しかし、袴田事件の最初の再審請求審では27年もの間、証拠はまったく開示されませんでした。証拠開示の手続きにはルールがなく、証拠開示に向けた訴訟指揮が行われるかは裁判官個人の裁量に委ねられているのです。

■鴨志田 弁護士

「27年間で弁護人は何度も何度も証拠開示請求をしているんです。でも27年間で1個も証拠が開示されていないんです。今の第2次再審になって、2010年に当時の裁判長が証拠開示勧告をしたところから、どんどん証拠が開示されるようになって、全部で600点以上の証拠が再審段階で開示されたのが袴田事件。この2010年というのは、袴田さんの死刑が確定してから30年もたっているんです。そこでようやく、やる気のある裁判官にあたったので、証拠開示がやっと実現して、その結果、大変なことが分かった。」

捜査機関による「ねつ造」の疑い

それは、事件から1年2か月後に「味噌タンク」から見つかった“5点の衣類”に関してです。犯行時の着衣とされ、袴田さんの死刑判決の決め手になっていました。ところが。

■鴨志田 弁護士

「5点の衣類が発見された直後のカラー写真が、初めてこの段階で開示されました。とってもビビッドな色をしてました。血は真っ赤で、白いシャツは地の色は白のまま。1年2か月、みそに漬かった色なわけないよねと素人が見て分かるような、こういうことが初めて分かって。そして弁護団も再現実験を実際に1年2か月、みそに衣類をつけて、血染めの衣類を。でも全然違う色だったということで、これは袴田さんが犯行直後に投げ込んだのではなくて、見つかる直前に、1年2か月後に5点の衣類が見つかった直前に誰かが投げ込んだんじゃないの?」

その結果、2度目の再審請求で静岡地裁が裁判のやり直しを決定。"5点の衣類"について、血痕の色やDNA型の鑑定結果などから、袴田さんのものではないとして、捜査機関による"ねつ造"の疑いがあるとまで言及したのです。

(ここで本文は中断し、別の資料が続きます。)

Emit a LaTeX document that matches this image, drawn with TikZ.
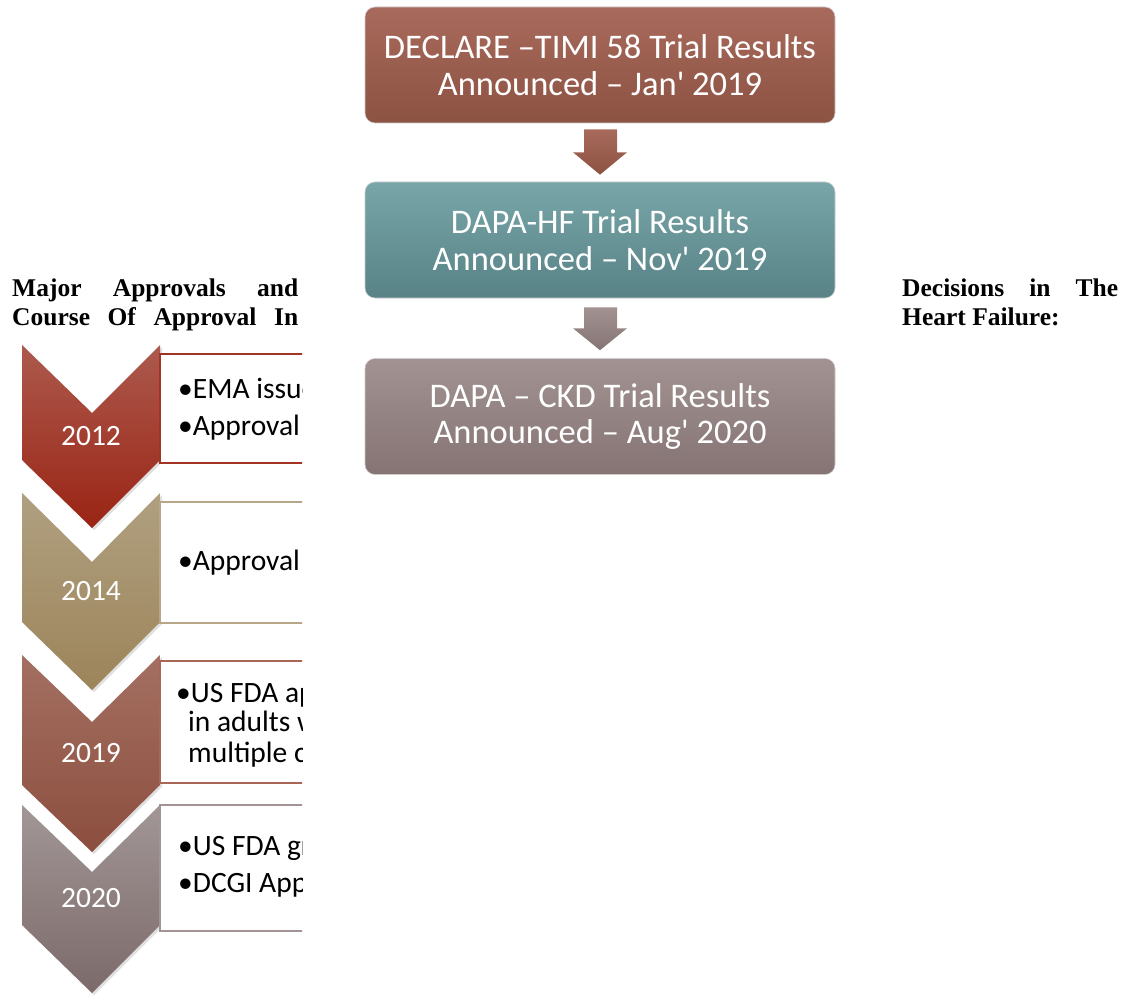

しかし、検察が決定に不服を申し立てたことで審理はさらに長期化します。

■鴨志田弁護士

「もうひとつの問題です。なかなか次のステップにすすめない理由が、検察官の不服申し立て、抗告の問題です。」

2018年、東京高裁は一転、再審開始を認めず、判断は最高裁へ持ち越されました。しかし、最高裁は審理に不十分な点があるとして東京高裁に差し戻しました。そして、去年3月。

■記者

「検察の抗告を棄却。再審開始、再審開始と掲げられました。」

その後、検察は不服申し立てをせず、ようやく裁判のやり直しが決まったのです。

審理の長期化が課題

■鴨志田弁護士

「最初の静岡地裁の開始決定から9年もかけて、やっと今、やり直しの裁判が進んでいる。良かったねという話ではないですよ。もう事件から57年(去年11月の講演当時)たっています。」

証拠開示の在り方。検察官の不服申し立てによる審理の長期化。さまざま課題が改めて浮き彫りになりました。司法は変われるのか。判決は26日に言い渡されます。